• **WHAT THE TASK ASKS**
From the data that follows, copy every line holding the string "size".

• **DATA**
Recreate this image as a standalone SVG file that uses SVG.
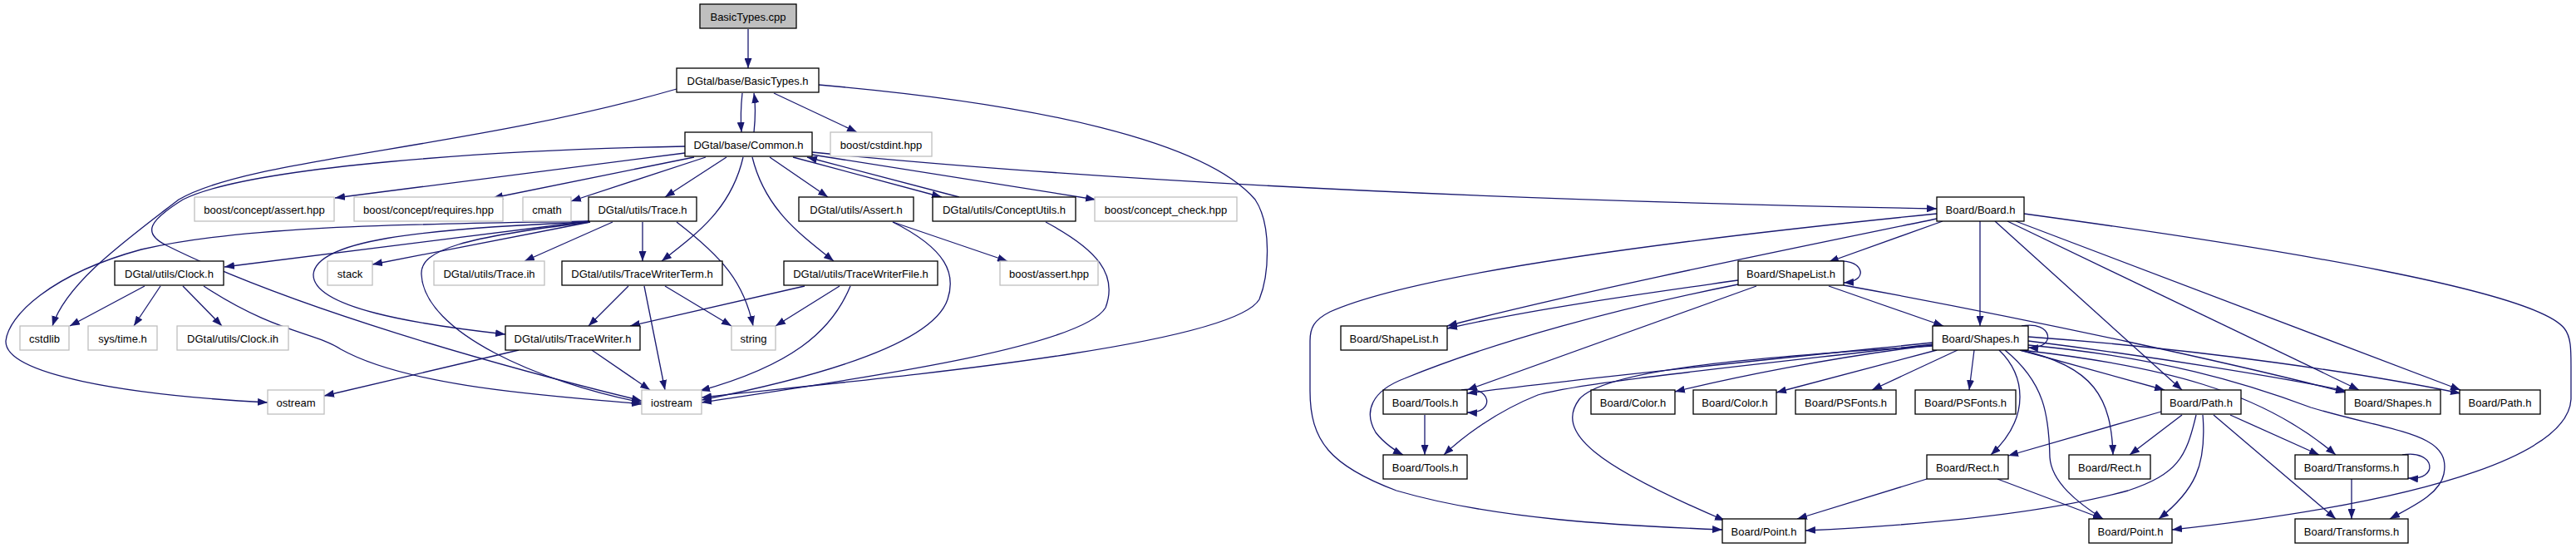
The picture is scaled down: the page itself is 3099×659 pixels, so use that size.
<svg xmlns="http://www.w3.org/2000/svg" width="3099" height="659" viewBox="0 0 3099 659">
<style>
.nd rect{fill:#ffffff;stroke:#000000;stroke-width:1.3}
.ex rect{fill:#ffffff;stroke:#bfbfbf;stroke-width:1.3}
.rt rect{fill:#bfbfbf;stroke:#000000;stroke-width:1.3}
text{font-family:"Liberation Sans",Arial,Helvetica,sans-serif;font-size:13px;text-anchor:middle;fill:#000}
#edges path{fill:none;stroke:#191970;stroke-width:1.3;marker-end:url(#ah)}
</style>
<defs>
<marker id="ah" markerUnits="userSpaceOnUse" markerWidth="13" markerHeight="9" refX="12" refY="4.5" orient="auto">
<path d="M0,0 L12,4.5 L0,9 z" fill="#191970"/>
</marker>
</defs>
<rect width="3099" height="659" fill="#ffffff"/>
<g id="edges">
<path d="M900,35 L900,82"/>
<path d="M893,112 C891,130 891,145 892,159"/>
<path d="M907,159 C909,140 909,125 907,112"/>
<path d="M931,112 L1031,159"/>
<path d="M814,107 C560,180 300,190 215,240 C150,290 80,340 63,392"/>
<path d="M985,102 C1250,125 1450,170 1510,240 C1530,270 1527,330 1515,360 C1480,420 1000,460 844,478"/>
<path d="M824,184 L403,238"/>
<path d="M835,189 L593,238"/>
<path d="M849,189 L687,242"/>
<path d="M874,189 L800,237"/>
<path d="M894,189 C880,250 840,280 796,314"/>
<path d="M905,189 C920,250 960,280 1003,314"/>
<path d="M926,189 L996,237"/>
<path d="M954,189 L1133,237"/>
<path d="M1154,237 L971,189"/>
<path d="M977,186 L1318,240"/>
<path d="M977,183 Q1500,235 2330,251"/>
<path d="M824,176 C600,180 300,200 220,240 C180,265 170,280 200,295 C350,370 600,440 772,482"/>
<path d="M708,266 C500,270 300,270 170,300 C60,330 10,380 7,410 C5,450 150,475 322,484"/>
<path d="M708,266 L270,321"/>
<path d="M710,267 L448,318"/>
<path d="M709,267 C500,275 380,290 377,330 C376,370 500,390 608,402"/>
<path d="M710,267 C560,285 505,300 507,330 C510,400 650,460 772,484"/>
<path d="M737,267 L631,314"/>
<path d="M773,267 L773,314"/>
<path d="M814,267 C870,310 895,340 906,392"/>
<path d="M174,344 L84,392"/>
<path d="M193,344 L161,392"/>
<path d="M220,344 L267,392"/>
<path d="M245,344 C330,400 380,400 410,420 C500,470 700,478 772,486"/>
<path d="M756,344 L708,392"/>
<path d="M775,344 L800,469"/>
<path d="M800,344 L880,392"/>
<path d="M968,344 L758,392"/>
<path d="M1010,344 L933,392"/>
<path d="M1023,344 C1000,400 950,440 842,470"/>
<path d="M624,421 L390,476"/>
<path d="M712,421 L782,469"/>
<path d="M1074,267 L1212,314"/>
<path d="M1074,267 C1140,300 1150,330 1140,360 C1120,420 950,460 844,481"/>
<path d="M1258,267 C1320,300 1345,330 1330,370 C1300,420 1000,460 844,484"/>
<path d="M2337,266 L2200,315"/>
<path d="M2382,266 L2382,392"/>
<path d="M2400,266 L2625,469"/>
<path d="M2425,266 L2960,469"/>
<path d="M2415,266 L2838,469"/>
<path d="M2435,257 C2750,300 3050,350 3085,395 C3093,405 3093,420 3093,440 L3093,480 C3090,540 2950,600 2613,637"/>
<path d="M2330,257 C2000,290 1700,330 1600,375 C1580,385 1576,395 1576,410 L1576,470 C1576,530 1600,560 1680,590 C1800,625 1950,632 2072,637"/>
<path d="M2330,263 C2200,290 1900,350 1741,392"/>
<path d="M2205,315 C2240,308 2252,338 2218,340"/>
<path d="M2091,337 C2000,350 1850,370 1741,395"/>
<path d="M2091,342 C1950,370 1800,410 1690,455 C1650,470 1640,495 1655,520 C1665,533 1680,543 1688,547"/>
<path d="M2113,344 L1765,469"/>
<path d="M2200,344 L2338,392"/>
<path d="M2218,343 C2450,385 2700,440 2822,472"/>
<path d="M2432,392 C2470,385 2475,420 2440,418"/>
<path d="M2325,412 C2150,430 1900,455 1765,473"/>
<path d="M2325,414 C2100,440 1900,460 1850,475 C1800,495 1760,525 1737,547"/>
<path d="M2325,416 C2100,430 1930,445 1900,480 C1870,520 1920,560 2075,626"/>
<path d="M2325,415 C2200,430 2080,455 2015,471"/>
<path d="M2330,421 L2137,472"/>
<path d="M2355,421 L2252,469"/>
<path d="M2375,421 L2369,469"/>
<path d="M2405,421 C2435,450 2445,500 2395,547"/>
<path d="M2412,421 C2460,460 2465,500 2466,550 C2468,580 2500,605 2530,624"/>
<path d="M2430,421 C2520,440 2540,480 2542,547"/>
<path d="M2430,421 L2604,469"/>
<path d="M2440,410 C2600,430 2750,455 2822,470"/>
<path d="M2440,405 C2650,420 2850,450 2960,473"/>
<path d="M2432,421 C2600,440 2720,470 2810,547"/>
<path d="M2440,415 C2600,430 2700,460 2780,490 C2880,520 2950,520 2940,570 C2935,595 2900,610 2875,624"/>
<path d="M2600,495 L2416,548"/>
<path d="M2625,499 L2562,547"/>
<path d="M2642,499 C2630,550 2620,570 2560,590 C2450,620 2300,632 2172,638"/>
<path d="M2650,499 C2655,560 2640,590 2597,624"/>
<path d="M2683,499 L2790,547"/>
<path d="M2663,499 L2810,624"/>
<path d="M2318,576 L2162,624"/>
<path d="M2403,576 L2530,624"/>
<path d="M2890,547 C2930,540 2935,578 2897,575"/>
<path d="M2829,576 L2829,624"/>
<path d="M1758,469 C1795,462 1800,498 1765,496"/>
<path d="M1714,499 L1714,547"/>
</g>
<g id="n0" class="rt"><rect x="842" y="5" width="116" height="29"/><text x="900" y="24.5">BasicTypes.cpp</text></g>
<g id="n1" class="nd"><rect x="814" y="82" width="171" height="29"/><text x="899.5" y="101.5">DGtal/base/BasicTypes.h</text></g>
<g id="n2" class="nd"><rect x="824" y="159" width="153" height="29"/><text x="900.5" y="178.5">DGtal/base/Common.h</text></g>
<g id="n3" class="ex"><rect x="999" y="159" width="122" height="29"/><text x="1060" y="178.5">boost/cstdint.hpp</text></g>
<g id="n4" class="ex"><rect x="234" y="237" width="168" height="29"/><text x="318" y="256.5">boost/concept/assert.hpp</text></g>
<g id="n5" class="ex"><rect x="426" y="237" width="179" height="29"/><text x="515.5" y="256.5">boost/concept/requires.hpp</text></g>
<g id="n6" class="ex"><rect x="629" y="237" width="58" height="29"/><text x="658" y="256.5">cmath</text></g>
<g id="n7" class="nd"><rect x="708" y="237" width="130" height="29"/><text x="773" y="256.5">DGtal/utils/Trace.h</text></g>
<g id="n8" class="nd"><rect x="961" y="237" width="138" height="29"/><text x="1030" y="256.5">DGtal/utils/Assert.h</text></g>
<g id="n9" class="nd"><rect x="1122" y="237" width="172" height="29"/><text x="1208" y="256.5">DGtal/utils/ConceptUtils.h</text></g>
<g id="n10" class="ex"><rect x="1317" y="237" width="171" height="29"/><text x="1402.5" y="256.5">boost/concept_check.hpp</text></g>
<g id="n11" class="nd"><rect x="2330" y="237" width="105" height="29"/><text x="2382.5" y="256.5">Board/Board.h</text></g>
<g id="n12" class="nd"><rect x="138" y="314" width="131" height="29"/><text x="203.5" y="333.5">DGtal/utils/Clock.h</text></g>
<g id="n13" class="ex"><rect x="394" y="314" width="54" height="29"/><text x="421" y="333.5">stack</text></g>
<g id="n14" class="ex"><rect x="522" y="314" width="133" height="29"/><text x="588.5" y="333.5">DGtal/utils/Trace.ih</text></g>
<g id="n15" class="nd"><rect x="676" y="314" width="193" height="29"/><text x="772.5" y="333.5">DGtal/utils/TraceWriterTerm.h</text></g>
<g id="n16" class="nd"><rect x="943" y="314" width="185" height="29"/><text x="1035.5" y="333.5">DGtal/utils/TraceWriterFile.h</text></g>
<g id="n17" class="ex"><rect x="1203" y="314" width="118" height="29"/><text x="1262" y="333.5">boost/assert.hpp</text></g>
<g id="n18" class="nd"><rect x="2091" y="314" width="127" height="29"/><text x="2154.5" y="333.5">Board/ShapeList.h</text></g>
<g id="n19" class="ex"><rect x="24" y="392" width="59" height="29"/><text x="53.5" y="411.5">cstdlib</text></g>
<g id="n20" class="ex"><rect x="106" y="392" width="83" height="29"/><text x="147.5" y="411.5">sys/time.h</text></g>
<g id="n21" class="ex"><rect x="213" y="392" width="134" height="29"/><text x="280" y="411.5">DGtal/utils/Clock.ih</text></g>
<g id="n22" class="nd"><rect x="608" y="392" width="162" height="29"/><text x="689" y="411.5">DGtal/utils/TraceWriter.h</text></g>
<g id="n23" class="ex"><rect x="880" y="392" width="53" height="29"/><text x="906.5" y="411.5">string</text></g>
<g id="n24" class="nd"><rect x="1613" y="392" width="128" height="29"/><text x="1677" y="411.5">Board/ShapeList.h</text></g>
<g id="n25" class="nd"><rect x="2325" y="392" width="115" height="29"/><text x="2382.5" y="411.5">Board/Shapes.h</text></g>
<g id="n26" class="ex"><rect x="322" y="469" width="68" height="29"/><text x="356" y="488.5">ostream</text></g>
<g id="n27" class="ex"><rect x="772" y="469" width="72" height="29"/><text x="808" y="488.5">iostream</text></g>
<g id="n28" class="nd"><rect x="1664" y="469" width="101" height="29"/><text x="1714.5" y="488.5">Board/Tools.h</text></g>
<g id="n29" class="nd"><rect x="1914" y="469" width="101" height="29"/><text x="1964.5" y="488.5">Board/Color.h</text></g>
<g id="n30" class="nd"><rect x="2037" y="469" width="100" height="29"/><text x="2087" y="488.5">Board/Color.h</text></g>
<g id="n31" class="nd"><rect x="2160" y="469" width="121" height="29"/><text x="2220.5" y="488.5">Board/PSFonts.h</text></g>
<g id="n32" class="nd"><rect x="2304" y="469" width="121" height="29"/><text x="2364.5" y="488.5">Board/PSFonts.h</text></g>
<g id="n33" class="nd"><rect x="2600" y="469" width="96" height="29"/><text x="2648" y="488.5">Board/Path.h</text></g>
<g id="n34" class="nd"><rect x="2821" y="469" width="115" height="29"/><text x="2878.5" y="488.5">Board/Shapes.h</text></g>
<g id="n35" class="nd"><rect x="2959" y="469" width="97" height="29"/><text x="3007.5" y="488.5">Board/Path.h</text></g>
<g id="n36" class="nd"><rect x="1664" y="547" width="101" height="29"/><text x="1714.5" y="566.5">Board/Tools.h</text></g>
<g id="n37" class="nd"><rect x="2318" y="547" width="98" height="29"/><text x="2367" y="566.5">Board/Rect.h</text></g>
<g id="n38" class="nd"><rect x="2489" y="547" width="98" height="29"/><text x="2538" y="566.5">Board/Rect.h</text></g>
<g id="n39" class="nd"><rect x="2761" y="547" width="136" height="29"/><text x="2829" y="566.5">Board/Transforms.h</text></g>
<g id="n40" class="nd"><rect x="2072" y="624" width="100" height="29"/><text x="2122" y="643.5">Board/Point.h</text></g>
<g id="n41" class="nd"><rect x="2513" y="624" width="100" height="29"/><text x="2563" y="643.5">Board/Point.h</text></g>
<g id="n42" class="nd"><rect x="2761" y="624" width="136" height="29"/><text x="2829" y="643.5">Board/Transforms.h</text></g>
</svg>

• **SOLUTION**
The picture is scaled down: the page itself is 3099×659 pixels, so use that size.
text{font-family:"Liberation Sans",Arial,Helvetica,sans-serif;font-size:13px;text-anchor:middle;fill:#000}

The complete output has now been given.